Permintaan Tiwul Gunung Kidul meningkat 50 persen

id tiwul meningkat gunung

Permintaan Tiwul Gunung Kidul meningkat 50 persen

Makanan tradisional khas Gunung Kidul, tiwul (Foto ANTARA/Mamiek)

Gunung Kidul  (ANTARA Jogja) - Permintaan makanan khas Kabupaten Gunung Kidul, Daerah Istimewa Yogyakarta, yaitu tiwul dan gatot mengalami peningkatan hingga 50 persen menjelang libur sekolah, Natal dan Tahun Baru 2013.

Pemilik kios makanan khas tiwul dan gatot "Yu Tum", Slamet Riyadi di Gunung Kidul, Minggu, mengatakan kenaikan permintaan tiwul dan gatot terjadi sejak Sabtu (22/12). Pembeli tiwul dan gatok merupakan pengunjung objek wisata di Gunung Kidul yang berasal dari Jawa Tengah, Jawa Barat dan Jakarta.

"Kami optimistis, seiring semakin berkembangnya objek wisata di Gunung Kidul, terutama saat libur sekolah dan nasional akan meningkatkan permintaan tiwul dan gatot. Sejak kemarin, permintaan sudah mengalami permintaan hingga 50 persen," kata Slamet.

Menurut Slamet, permintaan akan terus mengalami peningkatan hingga awal Januari 2013 atau berakhirnya libur sekolah. Selain pengunjung dari luar DIY, masyarakat Gunung Kidul yang pulang kampung dari perantuan merayakan Natal juga sudah terlihat.

"Mulai kemarin, kami mengolah sedikitnya 75 kilogram tepung tiwul dari sebelumnya yang hanya 50 kilogram (kg) per hari. pengolahan gatot juga mengalami peningkatan dari 1,5 kuintal per hari sekarang diatas dua kuintal per hari," kata dia.

Dia mengatakan, gatot buatnya rasanya yang sangat enak, manis dan gurih serta menjadi camilan yang lezat. Begitu juga dengan tiwul, dibuat dengan rasa manis, gurih yang dicampur dengan parutan kelapa.

"Gatot dan timul merupakan makanan pokok masyarakat Gunung Kidul, tapi seiring perkembangan zaman, kami melakukan modifikasi dan inovasi supaya menjadi makanan camilan yang disukai semua lapisan masyarakat, baik kaum muda, orang tua dari kalangan bawah hingga kalangan atas," kata kata dia.

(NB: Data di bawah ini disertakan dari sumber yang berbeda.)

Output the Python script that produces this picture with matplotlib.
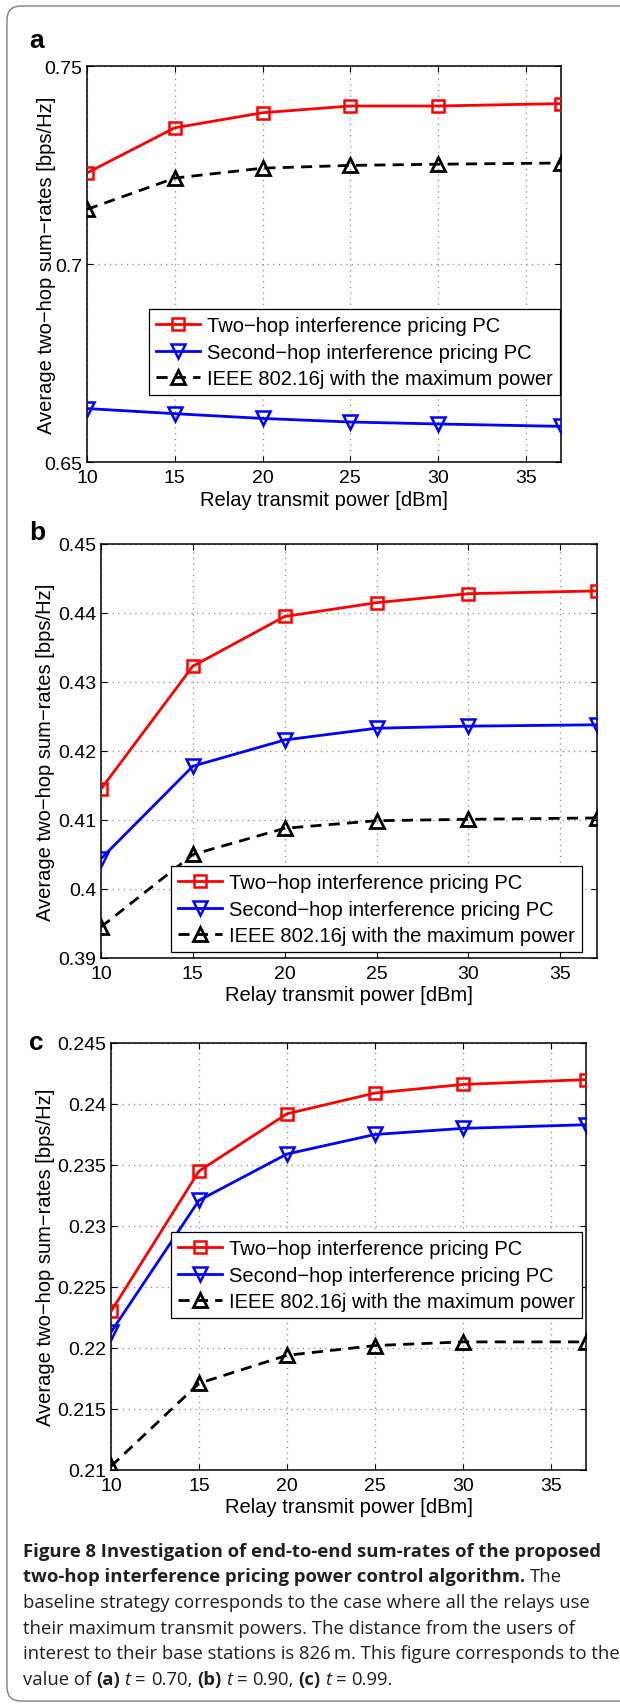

Meski permintaan banyak, kata dia, tokonya tidak menaikkan harga tiwul dan gatot. Harga yang ditawarkan sangat murah dan sebanding dengan rasa yang ditawarkan.

"Harga tiwul dengan ukuran kecil hanya Rp6.000 per porsi. Untuk tiwul sobyong dan srintil Rp15.000 per porsi. Begitu juga dengan gatot, harganya mulai dari Rp6.000 hingga Rp15.000 per porsi," kata dia.

Pembuatan gatot, kata dia, yakni Ketela terlebih dahulu difermentasi sehingga timbul jamur, kemudian direndam dua malam sampai kenyal. Setelah itu ditiriskan, dicuci, dan diambil kulit arinya, dipotong-potong kecil-kecil kemudian kembali direndam satu malam.

"Dengan proses panjang tersebut, kemudian dikukus selama dua jam. Kalau suka manis, sebelum dimasak terlebih dulu dikasih gula merah. Tapi kalau mengingingkan rasanya gurih, setalah dikukus dicampur dengan garam dan parutan kelapa," kata Slamet.

Sementara, pembuatan tiwul yakni gaplek atau ketela yang dikeringkan, kemudian ditumbuk halus. Setelah itu sebelum dikukus terlebih dahulu diberi air secukupnya, jika akan dibuat manis ditambah gula merah secukupnya.

"Kelemahan tiwul olahan ini tidak bisa tahan lama, beda dengan tiwul instan yang dapat bertahan lebih dari satu tahun," kata dia.